A new EIA report says millions of U.S. households have experienced electricity shutoffs or disconnection notices due to unpaid bills, highlighting persistent energy affordability stress, especially among low-income renters and families. Rising utility prices and elevated economic pressure are worsening the problem, while assistance programs like LIHEAP are described as insufficient. The article also notes summer heat could intensify the burden, though it mainly provides household energy-saving tips rather than new market-moving policy action.

Analysis

The immediate market impact is less about utility sector earnings and more about the downstream credit signal. Rising shutoff/delinquency pressure is an early warning that the consumer is reaching the edge of bill fatigue, and that typically shows up first in discretionary retail, subprime credit, and appliance replacement demand before it is visible in headline macro data.
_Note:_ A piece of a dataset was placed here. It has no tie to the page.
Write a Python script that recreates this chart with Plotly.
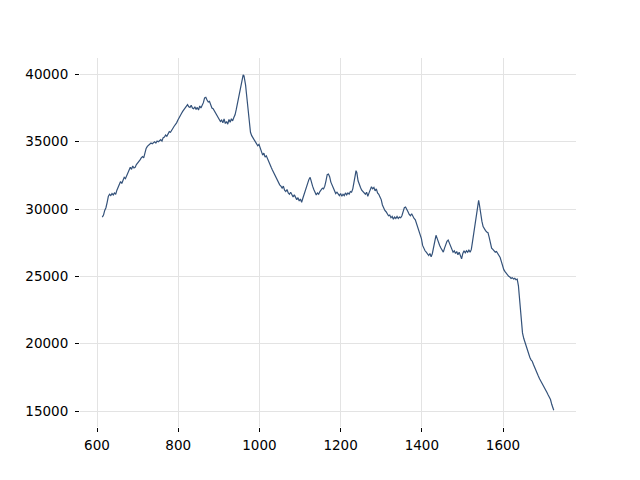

The second-order effect is that households forced to triage electricity over other bills will cut non-essentials, which argues for a wider dispersion between value-oriented staples/discount retail and lower-income exposed discretionary names over the next 1-2 quarters. For utilities, this is not a clean positive despite higher nominal tariffs. In regulated markets, chronic non-payment raises bad debt expense and political risk, increasing the chance that commissions slow future rate increases or expand arrearage programs. That makes the earnings quality of high-exposure utilities more fragile than the top-line rate narrative suggests, especially in states with the highest heat stress and largest renter populations. The key catalyst is summer load stress: a hotter-than-normal season can lift kWh sales, but it also increases delinquency and hardship costs, so the net effect may be margin-negative for the worst-positioned utilities. The most interesting contrarian angle is that the policy response may matter more than the weather. If arrears and shutoffs keep climbing, state and federal aid could expand or be re-targeted, creating a temporary relief valve for low-income consumers and reducing the severity of the downturn in the weakest cohorts. That means the trade is not to short the entire consumer complex, but to isolate the names most exposed to the lowest-income household wallet share and least able to pass through higher utility burdens. Over a 3-6 month horizon, the setup favors relative-value rather than outright beta shorts.